Der Anteil der Berliner Häftlinge in Altersgruppen: unter 21: 4 Prozent; 21 bis 30: 25 Prozent; 30 bis 40: 35 Prozent; 40 bis 50: 20 Prozent; 50 und älter: 16 Prozent (plu)
Aber warum wird Pankow dann wieder aufgemacht? Lichtenberg sei um 30 Prozent überbelegt, sagt Anstaltsleiter Kratz. Das Leben in Doppelzellen sei den Frauen nicht länger zumutbar. Auch Ersatzfreiheitsstrafen müssten wieder vollstreckt werden. Heilmann habe die Vollstreckung im Sommer 2015 ausgesetzt, ergänzt Behrendt. „Können Sie sich die Presse vorstellen, wenn ich das gemacht hätte?“
Eine Ersatzfreiheitsstrafe wird vollzogen, wenn eine von einem Gericht verhängte Geldstrafe nicht bezahlt worden ist. Zumeist handelt es sich dabei um Kleinkriminalität wie Schwarzfahren. Menschen, die ihre Geldstrafe nicht bezahlen, leben zumeist in prekären Verhältnissen. Es steht zu vermuten, dass der Vollstreckungsstau bei den Ersatzfreiheitsstrafen so groß geworden ist, dass es für Behrendt nur die Alternativen gab: eine Generalamnestie erlassen. Oder eben Haftplätze schaffen.

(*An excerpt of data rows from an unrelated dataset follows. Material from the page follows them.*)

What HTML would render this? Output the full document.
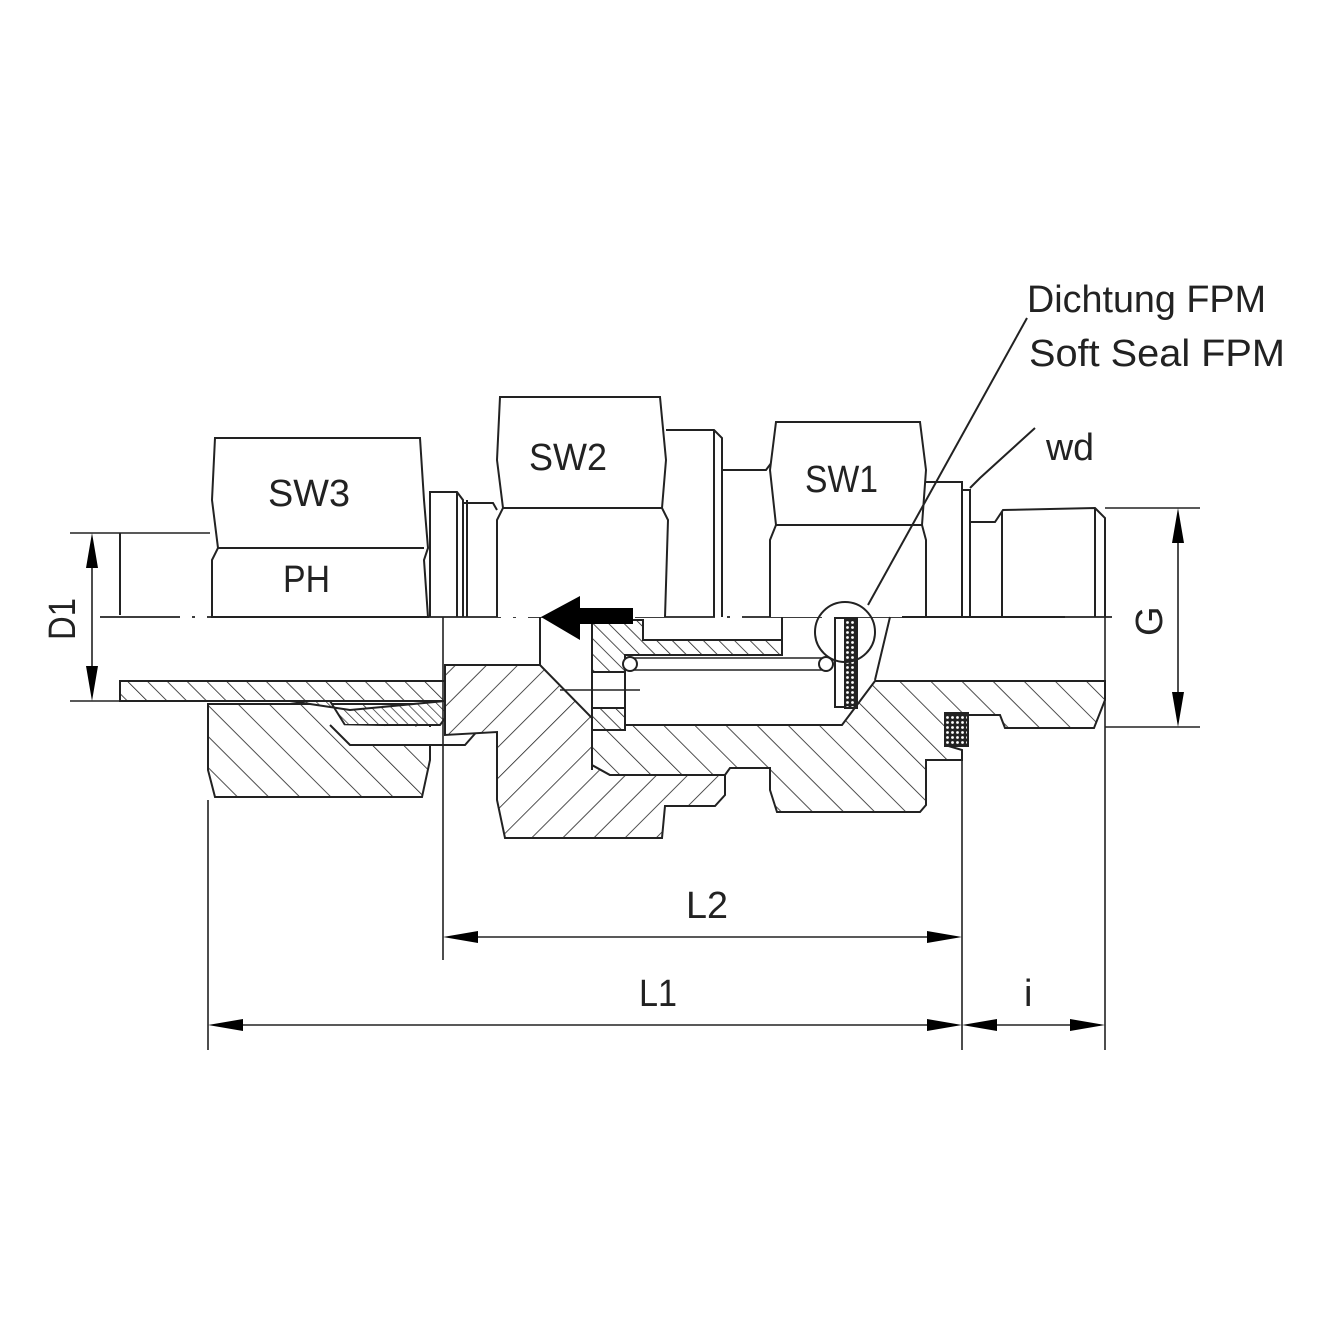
<!DOCTYPE html>
<html><head><meta charset="utf-8"><style>html,body{margin:0;padding:0;background:#fff}svg{display:block}</style></head>
<body>
<svg width="1320" height="1320" viewBox="0 0 1320 1320" xmlns="http://www.w3.org/2000/svg">
<defs>
<pattern id="hb" patternUnits="userSpaceOnUse" width="22" height="22" patternTransform="rotate(-45)"><rect width="22" height="22" fill="#fff"/><line x1="0" y1="0" x2="0" y2="22" stroke="#222" stroke-width="1.6"/></pattern>
<pattern id="hf" patternUnits="userSpaceOnUse" width="22" height="22" patternTransform="rotate(45)"><rect width="22" height="22" fill="#fff"/><line x1="0" y1="0" x2="0" y2="22" stroke="#222" stroke-width="1.6"/></pattern>
<pattern id="ht" patternUnits="userSpaceOnUse" width="14" height="14" patternTransform="rotate(-45)"><rect width="14" height="14" fill="#fff"/><line x1="0" y1="0" x2="0" y2="14" stroke="#222" stroke-width="1.6"/></pattern>
<pattern id="hs" patternUnits="userSpaceOnUse" width="11" height="11" patternTransform="rotate(-45)"><rect width="11" height="11" fill="#fff"/><line x1="0" y1="0" x2="0" y2="11" stroke="#222" stroke-width="1.6"/></pattern>
<pattern id="hsf" patternUnits="userSpaceOnUse" width="7" height="7" patternTransform="rotate(-45)"><rect width="7" height="7" fill="#fff"/><line x1="0" y1="0" x2="0" y2="7" stroke="#222" stroke-width="1.4"/></pattern>
<pattern id="dots" patternUnits="userSpaceOnUse" width="5" height="5"><rect width="5" height="5" fill="#222"/><circle cx="2.5" cy="2.5" r="1.4" fill="#fff"/></pattern>
</defs>
<g fill="none" stroke="#222" stroke-width="2">
<line x1="100" y1="617" x2="1112" y2="617" stroke-dasharray="80 12 3 12" stroke-width="1.8"/>
<path d="M212,617 L212,560 L218,548 L212,500 L215,438 L420,438 L424,500 L428,548 L424,560 L428,617 Z" fill="#fff"/>
<line x1="218" y1="548" x2="424" y2="548"/>
<path d="M430,617 L430,492 L457,492 L463,500 L463,617"/>
<line x1="457" y1="492" x2="457" y2="617"/>
<path d="M463,503 L493,503 L497,510"/>
<line x1="467" y1="500" x2="467" y2="617"/>
<path d="M497,617 L497,520 L503,508 L497,460 L500,397 L660,397 L666,460 L662,508 L668,520 L665,617" fill="#fff"/>
<line x1="503" y1="508" x2="662" y2="508"/>
<path d="M666,430 L714,430 L722,438 L722,617 M714,430 L714,617"/>
<path d="M722,470 L766,470 L772,462"/>
<path d="M770,617 L770,540 L776,525 L770,470 L776,422 L920,422 L926,470 L922,525 L926,540 L926,617" fill="#fff"/>
<line x1="776" y1="525" x2="922" y2="525"/>
<path d="M926,482 L962,482 L962,617 M962,490 L970,490 L970,617"/>
<path d="M970,522 L995,522 L1003,510 L1095,508 L1105,518 L1105,617 M1002,512 L1002,617 M1095,508 L1095,617"/>
<line x1="902" y1="617" x2="1065" y2="617"/>
<line x1="120" y1="533" x2="120" y2="615"/>
<rect x="120" y="681" width="325" height="20" fill="url(#ht)"/>
<line x1="120" y1="681" x2="445" y2="681"/>
<path d="M208,704 L430,704 L430,760 L422,797 L215,797 L208,770 Z" fill="url(#hb)"/>
<path d="M290,701 L330,701 L345,725 L440,725 L455,705 L445,701 L350,710 Z" fill="url(#hsf)"/>
<path d="M330,725 L350,745 L465,745 L480,728" fill="#fff"/>
<path d="M445,665 L540,665 L592,718 L592,765 L610,775 L725,775 L725,795 L715,806 L665,806 L662,838 L505,838 L497,800 L497,732 L445,735 Z" fill="url(#hf)"/>
<line x1="540" y1="617" x2="540" y2="665"/>
<path d="M592,725 L842,725 L875,681 L1105,681 L1105,700 L1094,728 L1005,728 L1000,715 L945,715 L945,745 L962,750 L962,760 L926,760 L926,805 L920,812 L777,812 L770,790 L770,768 L730,768 L725,775 L610,775 L592,765 Z" fill="url(#hb)"/>
<rect x="945" y="713" width="23" height="33" fill="url(#dots)"/>
<path d="M592,620 L643,620 L643,640 L782,640 L782,655 L625,655 L625,672 L592,672 Z" fill="url(#hs)"/>
<rect x="592" y="708" width="33" height="22" fill="url(#hs)"/>
<line x1="592" y1="620" x2="592" y2="770"/>
<line x1="625" y1="655" x2="625" y2="725"/>
<line x1="630" y1="658" x2="830" y2="658" stroke-width="1.5"/>
<line x1="630" y1="670" x2="830" y2="670" stroke-width="1.5"/>
<line x1="560" y1="690" x2="640" y2="690" stroke-width="1.5"/>
<circle cx="630" cy="664" r="7" fill="#fff"/>
<circle cx="826" cy="664" r="7" fill="#fff"/>
<line x1="782" y1="617" x2="782" y2="655"/>
<path d="M835,618 L845,618 L845,707 L835,707 Z" fill="#fff"/>
<rect x="845" y="618" width="12" height="90" fill="url(#dots)"/>
<circle cx="845" cy="632" r="30"/>
<line x1="868" y1="605" x2="1027" y2="318"/>
<line x1="890" y1="617" x2="875" y2="680"/>
<path d="M970,488 L980,478 L1035,428"/>
<path d="M541,617 L580,596 L580,608 L633,608 L633,624 L580,624 L580,640 Z" fill="#000" stroke="none"/>
<line x1="208" y1="800" x2="208" y2="1050" stroke-width="1.6"/>
<line x1="443" y1="617" x2="443" y2="960" stroke-width="1.6"/>
<line x1="962" y1="750" x2="962" y2="1050" stroke-width="1.6"/>
<line x1="1105" y1="617" x2="1105" y2="1050" stroke-width="1.6"/>
<line x1="70" y1="533" x2="210" y2="533" stroke-width="1.6"/>
<line x1="70" y1="701" x2="120" y2="701" stroke-width="1.6"/>
<line x1="1105" y1="508" x2="1200" y2="508" stroke-width="1.6"/>
<line x1="1105" y1="727" x2="1200" y2="727" stroke-width="1.6"/>
<line x1="92" y1="540" x2="92" y2="695" stroke-width="1.6"/>
<line x1="1178" y1="515" x2="1178" y2="720" stroke-width="1.6"/>
<line x1="450" y1="937" x2="955" y2="937" stroke-width="1.6"/>
<line x1="215" y1="1025" x2="955" y2="1025" stroke-width="1.6"/>
<line x1="968" y1="1025" x2="1100" y2="1025" stroke-width="1.6"/>
</g>
<g fill="#000">
<path d="M92,533 L86,568 L98,568 Z M92,701 L86,666 L98,666 Z"/>
<path d="M1178,508 L1172,543 L1184,543 Z M1178,727 L1172,692 L1184,692 Z"/>
<path d="M443,937 L478,931 L478,943 Z M962,937 L927,931 L927,943 Z"/>
<path d="M208,1025 L243,1019 L243,1031 Z M962,1025 L927,1019 L927,1031 Z"/>
<path d="M962,1025 L997,1019 L997,1031 Z M1105,1025 L1070,1019 L1070,1031 Z"/>
</g>
<g font-family="Liberation Sans, sans-serif" font-size="38" fill="#222">
<text x="268" y="506" textLength="82" lengthAdjust="spacingAndGlyphs">SW3</text>
<text x="283" y="592" textLength="47" lengthAdjust="spacingAndGlyphs">PH</text>
<text x="529" y="470" textLength="78" lengthAdjust="spacingAndGlyphs">SW2</text>
<text x="805" y="492" textLength="73" lengthAdjust="spacingAndGlyphs">SW1</text>
<text x="1046" y="460" textLength="48" lengthAdjust="spacingAndGlyphs">wd</text>
<text x="1027" y="312" textLength="239" lengthAdjust="spacingAndGlyphs">Dichtung FPM</text>
<text x="1029" y="366" textLength="256" lengthAdjust="spacingAndGlyphs">Soft Seal FPM</text>
<text x="686" y="918" textLength="42" lengthAdjust="spacingAndGlyphs">L2</text>
<text x="639" y="1006" textLength="38" lengthAdjust="spacingAndGlyphs">L1</text>
<text x="1024" y="1006">i</text>
<text transform="translate(75,640) rotate(-90)" textLength="42" lengthAdjust="spacingAndGlyphs">D1</text>
<text transform="translate(1162,636) rotate(-90)">G</text>
</g>
</svg>
</body></html>
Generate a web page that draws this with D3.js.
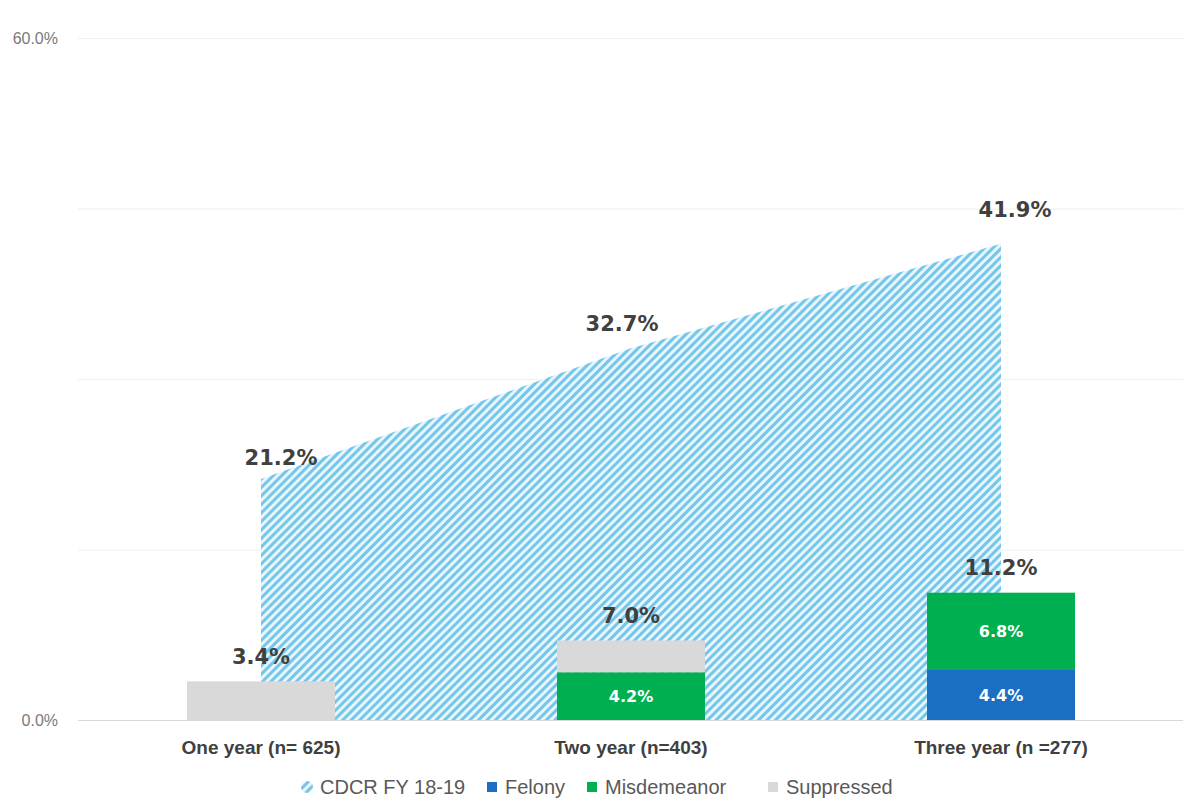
<!DOCTYPE html>
<html>
<head>
<meta charset="utf-8">
<script src="https://cdn.jsdelivr.net/npm/d3@7"></script>
<style>
  html, body { margin: 0; padding: 0; background: #ffffff; }
  svg { display: block; font-family: "Liberation Sans", Arial, sans-serif; }
</style>
</head>
<body>
<svg id="chart" width="1186" height="805"></svg>
<script>
// Reconviction rates by follow-up period
const categories = ["One year (n= 625)", "Two year (n=403)", "Three year (n =277)"];
const cdcrRate   = [21.2, 32.7, 41.9];   // CDCR FY 18-19 comparison (area)
const felony     = [0.0, 0.0, 4.4];
const misdemeanor= [0.0, 4.2, 6.8];
const suppressed = [3.4, 2.8, 0.0];
const totals     = [3.4, 7.0, 11.2];
const yTicks     = [0, 60];
const yGrid      = [0, 15, 30, 45, 60];
const legendNames = ["CDCR FY 18-19", "Felony", "Misdemeanor", "Suppressed"];

// Label nudges for the area values (pixels)
const areaLabelNudge = [[20, -21], [-9, -25], [14, -34]];

const colors = {
  Felony: "#1a6fc4",
  Misdemeanor: "#00b050",
  Suppressed: "#d9d9d9",
  hatch: "#74c6ea"
};

const valueFont = "'DejaVu Sans', 'Liberation Sans', sans-serif";

const svg = d3.select("#chart");
const plot = { left: 76, right: 1186, top: 38, bottom: 720 };

const x = d3.scaleBand().domain(categories).range([plot.left, plot.right]).paddingInner(0.6).paddingOuter(0.3);
const xc = c => x(c) + x.bandwidth() / 2;
const y = d3.scaleLinear().domain([0, 60]).range([plot.bottom, plot.top]);

// Hatch pattern
const defs = svg.append("defs");
const pat = defs.append("pattern")
  .attr("id", "hatch").attr("patternUnits", "userSpaceOnUse")
  .attr("width", 6).attr("height", 6)
  .attr("patternTransform", "rotate(45)");
pat.append("rect").attr("width", 6).attr("height", 6).attr("fill", "#e8f6fc");
pat.append("rect").attr("x", 0).attr("width", 3).attr("height", 6).attr("fill", colors.hatch);

// Gridlines
svg.append("g").selectAll("line").data(yGrid).join("line")
  .attr("x1", 78).attr("x2", 1183)
  .attr("y1", d => y(d) + 0.5).attr("y2", d => y(d) + 0.5)
  .attr("stroke", d => d === 0 ? "#d9d9d9" : "#efefef").attr("stroke-width", 1);

// Y axis labels
svg.append("g").selectAll("text").data(yTicks).join("text")
  .attr("x", 58).attr("y", d => y(d))
  .attr("dy", "0.35em").attr("text-anchor", "end")
  .attr("fill", "#7a7a7a").attr("font-size", 16)
  .text(d => d3.format(".1f")(d) + "%");

// CDCR area
const area = d3.area()
  .x((d, i) => xc(categories[i]))
  .y0(y(0)).y1(d => y(d));
svg.append("path").datum(cdcrRate)
  .attr("d", area).attr("fill", "url(#hatch)");

// Stacked bars
const keys = ["Felony", "Misdemeanor", "Suppressed"];
const rows = categories.map((c, i) => ({ cat: c, Felony: felony[i], Misdemeanor: misdemeanor[i], Suppressed: suppressed[i] }));
const stack = d3.stack().keys(keys)(rows);

const gBars = svg.append("g");
stack.forEach(layer => {
  gBars.append("g").attr("fill", colors[layer.key])
    .selectAll("rect").data(layer.filter(d => d[1] - d[0] > 0)).join("rect")
    .attr("x", d => x(d.data.cat))
    .attr("width", x.bandwidth())
    .attr("y", d => y(d[1]))
    .attr("height", d => y(d[0]) - y(d[1]));
});

// Segment value labels (felony / misdemeanor)
stack.filter(l => l.key !== "Suppressed").forEach(layer => {
  gBars.append("g").selectAll("text")
    .data(layer.filter(d => d[1] - d[0] > 0)).join("text")
    .attr("x", d => xc(d.data.cat))
    .attr("y", d => (y(d[0]) + y(d[1])) / 2)
    .attr("dy", "0.35em").attr("text-anchor", "middle")
    .attr("fill", "#ffffff").attr("font-size", 16).attr("font-weight", "bold")
    .style("font-family", valueFont)
    .text(d => d3.format(".1f")(d[1] - d[0]) + "%");
});

// Bar totals
svg.append("g").selectAll("text").data(totals).join("text")
  .attr("x", (d, i) => xc(categories[i]))
  .attr("y", d => y(d) - 25)
  .attr("dy", "0.35em").attr("text-anchor", "middle")
  .attr("fill", "#404040").attr("font-size", 21).attr("font-weight", "bold")
  .style("font-family", valueFont)
  .text(d => d3.format(".1f")(d) + "%");

// Area values
svg.append("g").selectAll("text").data(cdcrRate).join("text")
  .attr("x", (d, i) => xc(categories[i]) + areaLabelNudge[i][0])
  .attr("y", (d, i) => y(d) + areaLabelNudge[i][1])
  .attr("dy", "0.35em").attr("text-anchor", "middle")
  .attr("fill", "#404040").attr("font-size", 21).attr("font-weight", "bold")
  .style("font-family", valueFont)
  .text(d => d3.format(".1f")(d) + "%");

// Category labels
svg.append("g").selectAll("text").data(categories).join("text")
  .attr("x", d => xc(d)).attr("y", 747)
  .attr("dy", "0.35em").attr("text-anchor", "middle")
  .attr("fill", "#404040").attr("font-size", 19).attr("font-weight", "bold")
  .text(d => d);

// Legend
const legendX = [301, 487, 587, 768];
const legend = svg.append("g");
legendNames.forEach((name, i) => {
  const g = legend.append("g").attr("transform", `translate(${legendX[i]},787)`);
  if (i === 0) {
    g.append("rect").attr("x", 0).attr("y", -6).attr("width", 12).attr("height", 12)
      .attr("fill", "url(#hatch)").attr("rx", 6);
  } else {
    g.append("rect").attr("x", 0).attr("y", -5).attr("width", 10).attr("height", 10)
      .attr("fill", colors[name]);
  }
  g.append("text").attr("x", i === 0 ? 19 : 18).attr("y", 0).attr("dy", "0.35em")
    .attr("fill", "#595959").attr("font-size", 20).text(name);
});
</script>
</body>
</html>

30 Insassinnen sind bereits zurück in Pankow. Bei dem Rundgang am Montag sind sie nicht zu sehen. Dafür kann der Mutter-Kind-Bereich bewundert werden. Die Atmosphäre ist freundlich, wären da nicht die Gitter und die abschließbaren Türen. Über die Wände laufen Fantasiefiguren in bunten Farben, die Möbel sind aus Pressspannplatten gezimmert, alle Frauen haben einen eigenen Sanitärbereich, Telefon und Fernseher in ihrer Zelle. „Wir versuchen nach außen sicher zu sein und nach innen so liberal wie möglich“, sagt Anstaltsleiter Kratz.
„Die Frage der Amnestie hat sich nicht gestellt“, sagt der Justizsenator bei dem Rundgang. 50 Prozent der Ersatzfreiheitsstrafen beträfen Schwarzfahren. Das sei ein grundsätzliches Problem. Gelöst werden könne das letztendlich nur dadurch, dass Schwarzfahren nicht mehr wie jetzt als Straftat eingestuft werde, sondern als Ordnungswidrigkeit. Er sei für die Entkriminalisierung, sagt Behrendt. Aber das zu ändern sei Aufgabe des Bundesgesetzgebers.